- **STATED PROBLEM**
Pull out each line of the data that includes the word "matplotlib".

- **DATA LINES**
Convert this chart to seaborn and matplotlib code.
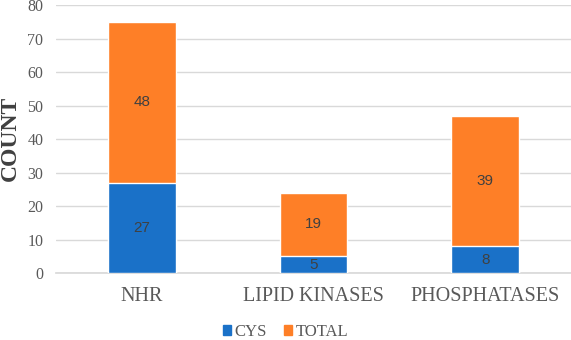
import matplotlib
matplotlib.use("Agg")
import matplotlib.pyplot as plt
import seaborn as sns
import pandas as pd
from matplotlib.patches import Patch

categories = ["NHR", "LIPID KINASES", "PHOSPHATASES"]
cys = [27, 5, 8]
total = [48, 19, 39]

sns.set_theme(style="white")
plt.rcParams['font.family'] = ['Liberation Serif', 'DejaVu Serif']

blue = "#1A71C8"
orange = "#FE7F27"

df = pd.DataFrame({"cat": categories, "cys": cys, "total": total})
df["stack"] = df["cys"] + df["total"]

fig = plt.figure(figsize=(5.71, 3.40), dpi=100)
ax = fig.add_axes([0.098, 0.197, 0.902, 0.788])

sns.barplot(data=df, x="cat", y="stack", color=orange, width=0.395,
            saturation=1, ax=ax, zorder=3)
sns.barplot(data=df, x="cat", y="cys", color=blue, width=0.395,
            saturation=1, ax=ax, zorder=4)

for i, (c, t) in enumerate(zip(cys, total)):
    ax.text(i, c / 2, str(c), ha="center", va="center", fontsize=11,
            color="#404040", family=["Liberation Sans", "DejaVu Sans"], zorder=5)
    ax.text(i, c + t / 2, str(t), ha="center", va="center", fontsize=11,
            color="#404040", family=["Liberation Sans", "DejaVu Sans"], zorder=5)

ax.set_xlim(-0.5, 2.5)
ax.set_ylim(0, 80)
ax.set_yticks(range(0, 81, 10))
ax.yaxis.grid(True, color="#D9D9D9", linewidth=1, zorder=0)
ax.set_axisbelow(True)
for s in ["top", "right", "left"]:
    ax.spines[s].set_visible(False)
ax.spines["bottom"].set_color("#D9D9D9")
ax.tick_params(axis="y", length=0, labelsize=11.5, labelcolor="#595959", pad=9)
ax.tick_params(axis="x", length=0, labelsize=14.5, labelcolor="#595959", pad=10)
ax.set_xlabel("")
ax.set_ylabel("")
fig.text(10 / 571, 1 - 138 / 340, "COUNT", rotation=90, ha="center", va="center",
         fontsize=17, fontweight="bold", color="#404040")

handles = [Patch(color=blue, label="CYS"), Patch(color=orange, label="TOTAL")]
fig.legend(handles=handles, loc="center", bbox_to_anchor=(0.5, 1 - 332 / 340), ncol=2,
           frameon=False, fontsize=12, handlelength=0.5, handleheight=0.5,
           handletextpad=0.2, columnspacing=1.0, labelcolor="#595959",
           borderpad=0)

fig.savefig("out.png", dpi=100)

- **OUTPUT OF THE EXERCISE**
Convert this chart to seaborn and matplotlib code.
import matplotlib
matplotlib.use("Agg")
import matplotlib.pyplot as plt
from matplotlib.patches import Patch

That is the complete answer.